--- start Records for the exercise ---
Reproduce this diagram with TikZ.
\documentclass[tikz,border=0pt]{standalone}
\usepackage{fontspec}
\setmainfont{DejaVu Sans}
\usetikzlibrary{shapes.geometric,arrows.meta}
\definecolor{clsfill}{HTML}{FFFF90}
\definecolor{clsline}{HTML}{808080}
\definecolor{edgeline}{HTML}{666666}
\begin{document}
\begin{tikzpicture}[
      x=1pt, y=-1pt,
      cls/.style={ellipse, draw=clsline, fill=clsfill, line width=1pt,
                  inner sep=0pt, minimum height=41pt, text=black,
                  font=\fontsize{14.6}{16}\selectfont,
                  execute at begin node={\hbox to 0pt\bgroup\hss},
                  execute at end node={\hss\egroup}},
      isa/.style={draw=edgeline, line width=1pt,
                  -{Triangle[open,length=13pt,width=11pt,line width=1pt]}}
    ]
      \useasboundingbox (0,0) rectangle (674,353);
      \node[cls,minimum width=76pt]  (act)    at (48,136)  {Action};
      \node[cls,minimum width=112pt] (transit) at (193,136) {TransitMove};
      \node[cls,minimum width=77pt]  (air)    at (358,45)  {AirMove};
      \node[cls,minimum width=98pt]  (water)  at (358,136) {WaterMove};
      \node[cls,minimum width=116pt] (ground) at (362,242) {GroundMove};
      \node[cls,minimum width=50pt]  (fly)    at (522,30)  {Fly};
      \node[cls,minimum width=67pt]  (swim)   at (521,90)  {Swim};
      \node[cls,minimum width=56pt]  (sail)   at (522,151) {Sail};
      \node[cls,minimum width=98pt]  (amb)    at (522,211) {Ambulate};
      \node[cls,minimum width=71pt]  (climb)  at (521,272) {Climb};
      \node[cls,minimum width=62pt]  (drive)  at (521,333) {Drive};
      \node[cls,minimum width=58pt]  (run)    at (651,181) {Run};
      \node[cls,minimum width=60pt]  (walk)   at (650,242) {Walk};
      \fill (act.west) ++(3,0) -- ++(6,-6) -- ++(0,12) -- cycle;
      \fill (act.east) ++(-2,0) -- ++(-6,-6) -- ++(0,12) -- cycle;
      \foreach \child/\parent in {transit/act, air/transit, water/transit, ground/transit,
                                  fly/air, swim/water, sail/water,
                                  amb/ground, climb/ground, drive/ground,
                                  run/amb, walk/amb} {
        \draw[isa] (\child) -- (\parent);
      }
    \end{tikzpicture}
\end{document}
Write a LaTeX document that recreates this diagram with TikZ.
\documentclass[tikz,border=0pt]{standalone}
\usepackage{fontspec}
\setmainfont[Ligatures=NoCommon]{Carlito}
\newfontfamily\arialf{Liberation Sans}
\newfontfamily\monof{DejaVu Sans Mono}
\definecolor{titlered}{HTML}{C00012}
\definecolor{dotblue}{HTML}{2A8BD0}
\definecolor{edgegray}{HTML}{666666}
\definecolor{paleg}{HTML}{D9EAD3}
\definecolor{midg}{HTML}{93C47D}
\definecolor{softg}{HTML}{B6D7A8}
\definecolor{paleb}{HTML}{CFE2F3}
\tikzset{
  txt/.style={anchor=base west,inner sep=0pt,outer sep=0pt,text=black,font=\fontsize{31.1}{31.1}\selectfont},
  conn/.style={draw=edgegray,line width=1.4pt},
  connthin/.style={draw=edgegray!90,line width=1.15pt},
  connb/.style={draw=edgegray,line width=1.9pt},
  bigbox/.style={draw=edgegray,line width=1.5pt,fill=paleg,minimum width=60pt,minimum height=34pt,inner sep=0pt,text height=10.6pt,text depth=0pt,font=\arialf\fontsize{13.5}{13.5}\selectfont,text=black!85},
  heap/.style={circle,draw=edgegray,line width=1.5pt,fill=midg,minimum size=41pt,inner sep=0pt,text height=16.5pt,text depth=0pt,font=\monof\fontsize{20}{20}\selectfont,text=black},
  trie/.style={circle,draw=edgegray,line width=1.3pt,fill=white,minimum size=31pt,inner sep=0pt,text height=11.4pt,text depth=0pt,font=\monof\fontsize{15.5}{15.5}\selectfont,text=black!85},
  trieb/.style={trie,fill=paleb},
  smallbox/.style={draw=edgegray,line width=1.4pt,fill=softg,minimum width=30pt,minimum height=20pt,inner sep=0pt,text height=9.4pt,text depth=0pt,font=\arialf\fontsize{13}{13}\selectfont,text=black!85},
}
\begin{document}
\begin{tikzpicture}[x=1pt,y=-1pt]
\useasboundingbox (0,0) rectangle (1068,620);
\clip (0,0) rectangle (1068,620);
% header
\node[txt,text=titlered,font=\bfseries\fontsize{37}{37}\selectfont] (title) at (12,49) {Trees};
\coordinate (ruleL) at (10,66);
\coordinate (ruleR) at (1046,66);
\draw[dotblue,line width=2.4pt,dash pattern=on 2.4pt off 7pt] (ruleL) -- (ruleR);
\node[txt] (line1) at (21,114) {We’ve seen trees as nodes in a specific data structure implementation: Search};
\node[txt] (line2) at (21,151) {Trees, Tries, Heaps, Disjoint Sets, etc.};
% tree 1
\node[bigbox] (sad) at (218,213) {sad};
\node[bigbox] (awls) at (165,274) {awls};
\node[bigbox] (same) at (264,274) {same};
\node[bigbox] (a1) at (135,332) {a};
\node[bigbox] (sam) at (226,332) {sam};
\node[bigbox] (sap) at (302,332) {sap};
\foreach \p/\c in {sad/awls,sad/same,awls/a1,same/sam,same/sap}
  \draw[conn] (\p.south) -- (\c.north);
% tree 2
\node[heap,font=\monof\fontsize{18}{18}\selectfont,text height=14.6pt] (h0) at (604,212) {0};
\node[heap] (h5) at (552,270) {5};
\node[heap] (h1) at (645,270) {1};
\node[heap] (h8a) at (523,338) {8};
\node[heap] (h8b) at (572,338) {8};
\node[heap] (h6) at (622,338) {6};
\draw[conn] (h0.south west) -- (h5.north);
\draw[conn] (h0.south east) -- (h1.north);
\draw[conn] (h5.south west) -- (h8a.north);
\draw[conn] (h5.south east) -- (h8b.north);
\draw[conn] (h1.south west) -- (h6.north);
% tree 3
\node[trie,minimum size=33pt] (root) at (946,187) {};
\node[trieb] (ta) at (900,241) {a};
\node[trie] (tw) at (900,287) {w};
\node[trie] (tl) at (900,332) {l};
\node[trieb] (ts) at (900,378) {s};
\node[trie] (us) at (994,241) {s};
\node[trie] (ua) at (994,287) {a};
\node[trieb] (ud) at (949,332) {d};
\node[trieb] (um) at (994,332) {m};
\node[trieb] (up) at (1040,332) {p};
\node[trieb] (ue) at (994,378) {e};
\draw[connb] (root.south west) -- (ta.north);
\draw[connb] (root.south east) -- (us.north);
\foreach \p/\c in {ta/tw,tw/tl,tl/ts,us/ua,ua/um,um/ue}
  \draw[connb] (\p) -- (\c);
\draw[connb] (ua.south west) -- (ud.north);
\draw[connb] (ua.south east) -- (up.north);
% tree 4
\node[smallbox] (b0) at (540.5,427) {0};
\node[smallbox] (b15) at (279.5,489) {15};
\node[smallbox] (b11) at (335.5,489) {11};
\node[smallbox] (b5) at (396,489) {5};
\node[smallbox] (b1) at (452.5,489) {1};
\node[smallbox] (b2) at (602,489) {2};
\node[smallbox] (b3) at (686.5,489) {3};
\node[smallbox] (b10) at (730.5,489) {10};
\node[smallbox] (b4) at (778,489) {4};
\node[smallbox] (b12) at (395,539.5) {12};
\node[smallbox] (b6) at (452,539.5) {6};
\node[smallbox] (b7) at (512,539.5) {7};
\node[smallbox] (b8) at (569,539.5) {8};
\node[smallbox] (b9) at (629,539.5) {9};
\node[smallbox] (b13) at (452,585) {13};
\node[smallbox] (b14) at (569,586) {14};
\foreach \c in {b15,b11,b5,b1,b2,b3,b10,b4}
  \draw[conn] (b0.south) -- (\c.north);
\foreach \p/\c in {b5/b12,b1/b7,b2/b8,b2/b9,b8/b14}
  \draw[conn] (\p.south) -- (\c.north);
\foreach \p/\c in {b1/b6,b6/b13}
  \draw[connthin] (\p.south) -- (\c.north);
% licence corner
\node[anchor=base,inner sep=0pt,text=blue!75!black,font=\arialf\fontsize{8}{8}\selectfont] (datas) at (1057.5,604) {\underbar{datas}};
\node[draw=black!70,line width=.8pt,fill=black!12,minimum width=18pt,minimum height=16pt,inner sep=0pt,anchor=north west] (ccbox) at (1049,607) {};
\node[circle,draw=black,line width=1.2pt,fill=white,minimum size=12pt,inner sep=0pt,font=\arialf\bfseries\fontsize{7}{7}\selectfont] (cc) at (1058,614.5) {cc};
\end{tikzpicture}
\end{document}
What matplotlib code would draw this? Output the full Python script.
--- end Records for the exercise ---
◆ Aim of the task
Check all the records above and select each line where the string "with" is found.

◆ Full answer
Reproduce this diagram with TikZ.
Write a LaTeX document that recreates this diagram with TikZ.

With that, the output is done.